Ion Chromatography (IC)
What's Growing on Barren Land? — Chromatography Digs Deeper
Jan 17 2018 Read 1573 Times
Looking out at dry, empty landscapes, you could be forgiven for thinking that life is nowhere to be found — beside the odd scorpion hiding out from David Attenborough. But these dry lands are actually home to some important critters and understanding them could help scientists know more about our soils and how we can use them. Especially if climate change affects how we grow things nowadays.
Now a team from Berkeley Labs has carried out work on soil microbes and the effect of wetting them. A press release states that: Understanding how microbial communities in the biocrusts adapt to their harsh environments could provide important clues to help shed light on the roles of soil microbes in the global carbon cycle. So, what lurks beneath the dry, baked soil surface?
Microbes just love the rain
Four-tenths of the Earth’s land surface is described as arid. That means that not much in the way of vegetation grows in these environments. But beneath the surface lives a community of diverse microbes, living in the top few millimetres of the soil. Bacteria, fungi and archaea — organisms lacking a defined nucleus — exist in a dry state, asleep under the soil.

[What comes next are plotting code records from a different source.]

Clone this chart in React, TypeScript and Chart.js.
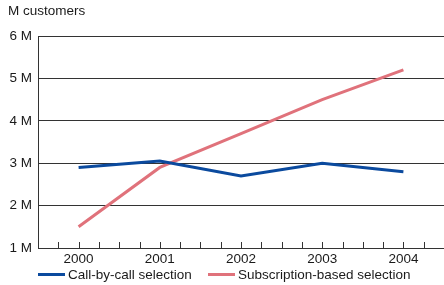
import React, { useEffect, useRef } from "react";
import { Chart, registerables } from "chart.js";
Chart.register(...registerables);

const years = [2000, 2001, 2002, 2003, 2004];
const callByCall = [2.9, 3.05, 2.7, 3.0, 2.8];
const subscription = [1.5, 2.9, 3.7, 4.5, 5.2];
const seriesLabels = ["Call-by-call selection", "Subscription-based selection"];
const yTicks = [1, 2, 3, 4, 5, 6];
const yTitle = "M customers";
const colors = ["#0b4a9e", "#e0727b"];

const FONT_FAMILY = '"Liberation Sans Narrow", "Liberation Sans", Arial, sans-serif';
const TEXT = "#1a1a1a";

const minorTicks = {
  id: "minorTicks",
  beforeDatasetsDraw(chart: any) {
    const { ctx, chartArea, scales } = chart;
    const x = scales.x;
    ctx.save();
    ctx.strokeStyle = "#333";
    ctx.lineWidth = 1;
    for (let v = x.min + 0.25; v < x.max - 0.01; v += 0.25) {
      const px = Math.round(x.getPixelForValue(v)) + 0.5;
      ctx.beginPath();
      ctx.moveTo(px, chartArea.bottom);
      ctx.lineTo(px, chartArea.bottom - 6);
      ctx.stroke();
    }
    ctx.restore();
  },
};

export default function App() {
  const ref = useRef<HTMLCanvasElement>(null);
  useEffect(() => {
    document.body.style.margin = "0";
    const font = { family: FONT_FAMILY, size: 13.5 };
    const chart = new Chart(ref.current!, {
      type: "line",
      data: {
        datasets: [
          {
            label: seriesLabels[0],
            data: years.map((y, i) => ({ x: y, y: callByCall[i] })),
            borderColor: colors[0],
            borderWidth: 3,
            pointRadius: 0,
            tension: 0,
          },
          {
            label: seriesLabels[1],
            data: years.map((y, i) => ({ x: y, y: subscription[i] })),
            borderColor: colors[1],
            borderWidth: 3,
            pointRadius: 0,
            tension: 0,
          },
        ],
      },
      options: {
        animation: false,
        responsive: false,
        maintainAspectRatio: false,
        layout: { padding: { top: 36, left: 0, right: 0, bottom: 0 } },
        plugins: { legend: { display: false }, tooltip: { enabled: false } },
        scales: {
          x: {
            type: "linear",
            min: 1999.5,
            max: 2004.5,
            afterBuildTicks: (s: any) => {
              s.ticks = years.map((v) => ({ value: v }));
            },
            afterFit: (s: any) => {
              s.height = 37;
            },
            grid: { display: false, drawTicks: false },
            border: { display: true, color: "#333", width: 1 },
            ticks: {
              padding: 3,
              font,
              color: TEXT,
              autoSkip: false,
              maxRotation: 0,
              callback: (v: any) => String(v),
            },
          },
          y: {
            min: 1,
            max: 6,
            afterBuildTicks: (s: any) => {
              s.ticks = yTicks.map((v) => ({ value: v }));
            },
            afterFit: (s: any) => {
              s.width = 38;
            },
            grid: { color: "#333", lineWidth: 1, drawTicks: false },
            border: { display: true, color: "#333", width: 1 },
            ticks: {
              padding: 6,
              font,
              color: TEXT,
              callback: (v: any) => v + " M",
            },
          },
        },
      },
      plugins: [minorTicks],
    } as any);
    return () => chart.destroy();
  }, []);

  const textStyle: React.CSSProperties = {
    position: "absolute",
    fontFamily: FONT_FAMILY,
    fontSize: 13.5,
    color: TEXT,
    whiteSpace: "nowrap",
    lineHeight: "16px",
  };

  return (
    <div style={{ position: "relative", width: 444, height: 285, background: "#fff" }}>
      <canvas ref={ref} width={444} height={285} style={{ display: "block" }} />
      <div style={{ ...textStyle, left: 8, top: 3 }}>{yTitle}</div>
      <div style={{ position: "absolute", left: 38, top: 273, width: 27, height: 3, background: colors[0] }} />
      <div style={{ ...textStyle, left: 68, top: 267 }}>{seriesLabels[0]}</div>
      <div style={{ position: "absolute", left: 208, top: 273, width: 27, height: 3, background: colors[1] }} />
      <div style={{ ...textStyle, left: 238, top: 267 }}>{seriesLabels[1]}</div>
    </div>
  );
}
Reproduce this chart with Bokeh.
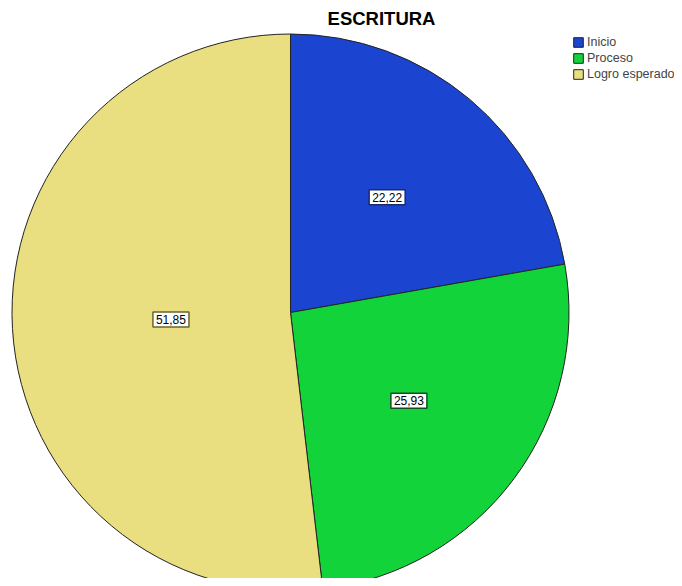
import math
from bokeh.plotting import figure
from bokeh.models import Range1d, ColumnDataSource, Label, Legend, LegendItem
from bokeh.core.properties import value
from bokeh.embed import file_html
from bokeh.resources import INLINE

# Data
categories = ["Inicio", "Proceso", "Logro esperado"]
percents = [22.22, 25.93, 51.85]
colors = ["#1b45d0", "#12d43a", "#e9df80"]
label_borders = ["#1a2a6a", "#105020", "#6a6430"]
label_radius_frac = [0.54, 0.53, 0.43]

W, H = 674, 578
p = figure(width=W, height=H, output_backend="svg", toolbar_location=None,
           x_range=Range1d(0, W), y_range=Range1d(0, H),
           min_border=0, outline_line_color=None)
p.axis.visible = False
p.grid.visible = False
p.background_fill_color = "white"

cx, cy, R = 290, H - 312, 278.5

total = sum(percents)
starts, ends, lx, ly, texts = [], [], [], [], []
cum = 0.0
for v, f in zip(percents, label_radius_frac):
    a0 = math.pi / 2 - 2 * math.pi * cum / total
    cum += v
    a1 = math.pi / 2 - 2 * math.pi * cum / total
    starts.append(a0)
    ends.append(a1)
    mid = (a0 + a1) / 2
    lx.append(cx + f * R * math.cos(mid))
    ly.append(cy + f * R * math.sin(mid))
    texts.append(f"{v:.2f}".replace(".", ","))

src = ColumnDataSource(dict(start=starts, end=ends, color=colors, cat=categories,
                            lx=lx, ly=ly, text=texts, bc=label_borders))

wr = p.wedge(x=cx, y=cy, radius=R, start_angle="start", end_angle="end",
             direction="clock", fill_color="color", line_color="#222222",
             line_width=1, source=src)

p.text(x="lx", y="ly", text="text", source=src,
       text_align="center", text_baseline="middle",
       text_font=value("Liberation Sans"), text_font_size="12px",
       text_color="black", background_fill_color="white",
       border_line_color="bc", border_line_width=1.5, padding=3)

title = Label(x=381, y=H - 18, text="ESCRITURA", text_align="center",
              text_baseline="middle", text_font="Liberation Sans",
              text_font_style="bold", text_font_size="18.5px", text_color="black")
p.add_layout(title)

items = [LegendItem(label=c, renderers=[wr], index=i) for i, c in enumerate(categories)]
legend = Legend(items=items, location=(572, 496), orientation="vertical",
                glyph_width=12, glyph_height=12, label_height=16, spacing=0,
                padding=0, margin=0, label_standoff=3,
                label_text_font="Liberation Sans", label_text_font_size="12.5px",
                background_fill_alpha=0, border_line_color=None)
p.add_layout(legend)

open("out.html", "w").write(file_html(p, INLINE))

But when it rains — they come alive. When the microbes wake up they become metabolically active. And this alters the chemistry of the soil and how the microbes live together. Trent Northen, a senior scientist at Lawrence Berkeley National Laboratory said:
These biocrusts and other soil microbiomes contain a tremendous diversity of both microbes and small molecules (‘metabolites’). However, the connection between the chemical diversity of soil and microbial diversity is poorly understood.
Exometabolomics — metabolic foot printing
The team from Berkeley labs used a process known as exometabolomics to try and find out what happens to the microbes when they get wet after it rains, and they become alive again. Knowing how microbe communities in arid regions react could help scientists understand more about the carbon cycle. Work has previously been carried out in test tubes — but this time the team were interested in how the microbes behaved in their natural environment.
Liquid chromatography mass spectrometry was used to measure the metabolite composition. The preparation of samples and use of MS is discussed in the article, MS Atmospheric Pressure Ionisation Sources: Their Use and Applicability. They report that the process they used allows an understanding of the role of microbes in the environment. Further work will be carried out that might allow the team to predict the nutrients generated by microbes — possibly leading to manipulation of microbes to produce nutrients we need.